Most helpful customer reviews on Amazon.com
"The Bones of Summer" is Craig's story, at the point where his life and Paul's intersects once more. Seeking no more than a trouble-free, pleasant sexual interlude with a man who kisses amazingly well, his reunion with Paul coincides with a family friend alerting him to his father having gone missing. But in looking for his parent, Craig discovers the mysteries about his past are far murkier, and far more dangerous than he could have imagined.
Ostensibly Craig's story, this novel is also as much about Paul Maloney. Paul's moved on a little past the sorrow and grief, but he's still very damaged and raw. The irony is that despite that, he's not anything like as damaged as Craig, and he has to be the mature adviser as Craig struggles to untangle his history and confront some very distressing memories.
So if you read this without reading Maloney's Law, you'll enjoy it, but not as much as someone who knows who Paul Maloney is. I'm not convinced that Ms Brooke has made Paul's inner anguish entirely clear without a reading of the first novel, just as Paul is given to making statements about Craig for which we are given very little supporting evidence - or shown Paul's train of thought. That's probably my biggest gripe with the novel, and over all, it's not a big issue.

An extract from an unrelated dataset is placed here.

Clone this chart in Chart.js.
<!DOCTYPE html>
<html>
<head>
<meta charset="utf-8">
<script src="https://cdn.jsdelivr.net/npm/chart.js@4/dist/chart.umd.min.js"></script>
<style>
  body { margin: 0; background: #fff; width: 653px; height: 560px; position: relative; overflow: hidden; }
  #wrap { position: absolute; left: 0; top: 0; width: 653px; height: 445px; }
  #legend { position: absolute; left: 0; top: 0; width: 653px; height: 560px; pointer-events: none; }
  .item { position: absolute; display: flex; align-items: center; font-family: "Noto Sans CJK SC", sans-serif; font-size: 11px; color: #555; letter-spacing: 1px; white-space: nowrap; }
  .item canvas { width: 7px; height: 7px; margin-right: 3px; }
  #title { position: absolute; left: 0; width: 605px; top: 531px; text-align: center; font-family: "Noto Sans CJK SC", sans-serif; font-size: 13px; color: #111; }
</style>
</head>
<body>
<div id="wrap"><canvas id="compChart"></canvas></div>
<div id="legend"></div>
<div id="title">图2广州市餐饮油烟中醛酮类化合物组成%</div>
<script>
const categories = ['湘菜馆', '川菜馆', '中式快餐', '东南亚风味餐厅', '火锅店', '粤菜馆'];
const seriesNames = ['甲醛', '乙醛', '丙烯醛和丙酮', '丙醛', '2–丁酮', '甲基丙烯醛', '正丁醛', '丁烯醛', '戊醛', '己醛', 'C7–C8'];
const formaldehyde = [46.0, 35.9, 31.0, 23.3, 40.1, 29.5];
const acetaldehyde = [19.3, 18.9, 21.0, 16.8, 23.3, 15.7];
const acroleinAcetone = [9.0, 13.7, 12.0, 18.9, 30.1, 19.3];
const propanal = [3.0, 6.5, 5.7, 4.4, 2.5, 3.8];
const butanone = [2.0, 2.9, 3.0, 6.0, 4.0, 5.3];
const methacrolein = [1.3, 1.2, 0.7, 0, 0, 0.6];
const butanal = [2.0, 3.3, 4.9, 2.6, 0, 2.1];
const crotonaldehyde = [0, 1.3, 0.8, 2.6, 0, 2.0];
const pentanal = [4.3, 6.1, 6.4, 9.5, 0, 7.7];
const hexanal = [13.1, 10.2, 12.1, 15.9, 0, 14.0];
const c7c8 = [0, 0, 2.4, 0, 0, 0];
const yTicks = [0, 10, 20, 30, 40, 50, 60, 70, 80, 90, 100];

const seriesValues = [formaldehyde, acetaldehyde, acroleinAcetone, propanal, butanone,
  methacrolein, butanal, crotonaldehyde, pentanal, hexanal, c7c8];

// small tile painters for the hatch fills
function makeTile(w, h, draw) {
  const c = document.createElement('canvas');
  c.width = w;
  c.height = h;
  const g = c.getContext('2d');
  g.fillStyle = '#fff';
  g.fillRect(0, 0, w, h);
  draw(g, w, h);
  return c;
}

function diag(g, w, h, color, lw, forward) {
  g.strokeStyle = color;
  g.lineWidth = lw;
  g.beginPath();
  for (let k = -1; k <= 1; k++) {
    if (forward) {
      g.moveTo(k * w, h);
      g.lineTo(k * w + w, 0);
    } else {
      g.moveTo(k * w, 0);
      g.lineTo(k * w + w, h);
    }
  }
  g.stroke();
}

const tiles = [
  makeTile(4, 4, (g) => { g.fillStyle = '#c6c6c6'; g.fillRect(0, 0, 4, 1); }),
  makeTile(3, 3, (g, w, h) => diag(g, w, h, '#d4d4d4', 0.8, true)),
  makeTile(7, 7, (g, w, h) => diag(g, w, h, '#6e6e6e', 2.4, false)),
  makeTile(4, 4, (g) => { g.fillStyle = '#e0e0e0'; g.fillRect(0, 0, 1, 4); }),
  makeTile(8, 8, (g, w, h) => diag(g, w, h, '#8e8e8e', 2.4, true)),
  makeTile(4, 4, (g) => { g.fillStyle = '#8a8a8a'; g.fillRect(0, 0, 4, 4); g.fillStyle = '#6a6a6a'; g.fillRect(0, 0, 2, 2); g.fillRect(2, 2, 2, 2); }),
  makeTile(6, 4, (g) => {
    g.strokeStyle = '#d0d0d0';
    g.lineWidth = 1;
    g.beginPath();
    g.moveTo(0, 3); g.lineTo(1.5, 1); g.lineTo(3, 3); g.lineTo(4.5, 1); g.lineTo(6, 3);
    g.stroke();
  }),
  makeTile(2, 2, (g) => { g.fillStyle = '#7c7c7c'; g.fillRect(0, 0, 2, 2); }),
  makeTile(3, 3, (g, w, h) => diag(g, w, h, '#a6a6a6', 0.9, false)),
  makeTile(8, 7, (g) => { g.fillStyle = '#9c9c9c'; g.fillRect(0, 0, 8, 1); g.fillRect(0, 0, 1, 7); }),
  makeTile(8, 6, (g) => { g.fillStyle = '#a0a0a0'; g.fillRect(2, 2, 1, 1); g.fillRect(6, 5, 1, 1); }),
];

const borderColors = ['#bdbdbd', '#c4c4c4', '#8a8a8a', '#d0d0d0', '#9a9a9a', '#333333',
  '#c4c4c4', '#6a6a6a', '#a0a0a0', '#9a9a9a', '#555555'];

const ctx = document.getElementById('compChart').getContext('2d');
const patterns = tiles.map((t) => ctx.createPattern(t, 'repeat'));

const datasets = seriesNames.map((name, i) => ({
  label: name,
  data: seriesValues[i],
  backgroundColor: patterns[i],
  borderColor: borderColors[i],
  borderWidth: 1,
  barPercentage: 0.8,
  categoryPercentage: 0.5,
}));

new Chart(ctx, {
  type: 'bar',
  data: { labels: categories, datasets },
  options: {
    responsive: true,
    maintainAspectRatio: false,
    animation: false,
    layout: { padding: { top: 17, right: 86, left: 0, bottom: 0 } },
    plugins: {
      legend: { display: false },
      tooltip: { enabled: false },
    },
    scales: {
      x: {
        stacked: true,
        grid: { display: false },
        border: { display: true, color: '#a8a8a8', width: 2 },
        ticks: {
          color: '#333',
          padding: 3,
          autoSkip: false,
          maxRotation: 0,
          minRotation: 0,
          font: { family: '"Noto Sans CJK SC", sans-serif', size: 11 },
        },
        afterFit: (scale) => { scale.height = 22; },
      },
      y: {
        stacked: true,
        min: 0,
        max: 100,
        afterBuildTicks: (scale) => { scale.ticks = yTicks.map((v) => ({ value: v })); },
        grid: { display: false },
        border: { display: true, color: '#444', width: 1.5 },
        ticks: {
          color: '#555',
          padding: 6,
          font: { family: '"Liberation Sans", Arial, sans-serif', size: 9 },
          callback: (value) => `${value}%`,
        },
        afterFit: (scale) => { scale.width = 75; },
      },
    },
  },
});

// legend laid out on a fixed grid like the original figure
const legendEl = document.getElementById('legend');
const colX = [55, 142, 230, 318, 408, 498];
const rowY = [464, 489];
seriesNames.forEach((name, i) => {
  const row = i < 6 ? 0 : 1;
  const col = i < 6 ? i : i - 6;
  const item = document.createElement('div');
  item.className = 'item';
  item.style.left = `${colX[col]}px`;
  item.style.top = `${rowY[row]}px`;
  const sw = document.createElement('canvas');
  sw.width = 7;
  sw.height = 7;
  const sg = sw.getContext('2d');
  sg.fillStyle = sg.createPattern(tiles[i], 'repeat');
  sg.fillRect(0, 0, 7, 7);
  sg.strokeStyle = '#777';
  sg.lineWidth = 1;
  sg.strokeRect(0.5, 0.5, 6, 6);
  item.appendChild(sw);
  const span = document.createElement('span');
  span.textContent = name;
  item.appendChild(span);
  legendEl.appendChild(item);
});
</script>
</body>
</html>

The story's told in third person past tense, which worked slightly better for me than the first person present of the first novel. Brooke's writing is clean and easy to read, and the plot straightforward, albeit with a slightly predictable ending. It reads very much like a double episode of a superior BBC crime programme, with similar dark themes and somewhat overblown story, but is highly enjoyable for all that. Craig isn't as fascinating to me as Paul, but that's because I fell for Paul first, I suspect. In his own right, he's a well-drawn character with a credibly horrific past of abuse and a first love gone terribly wrong. The relationship between the two young men, both so scarred and battered, is also believable, and far from easy.
As a sequel, I heartily recommend this, though it's not a light read, or a particularly cheerful one - anyone looking for a romantic Happily Ever After will have to settle for something much less certain, though still very welcome. Ms Brooke stares unflinchingly at the dark underbelly of every day existence, and makes it uncomfortably real.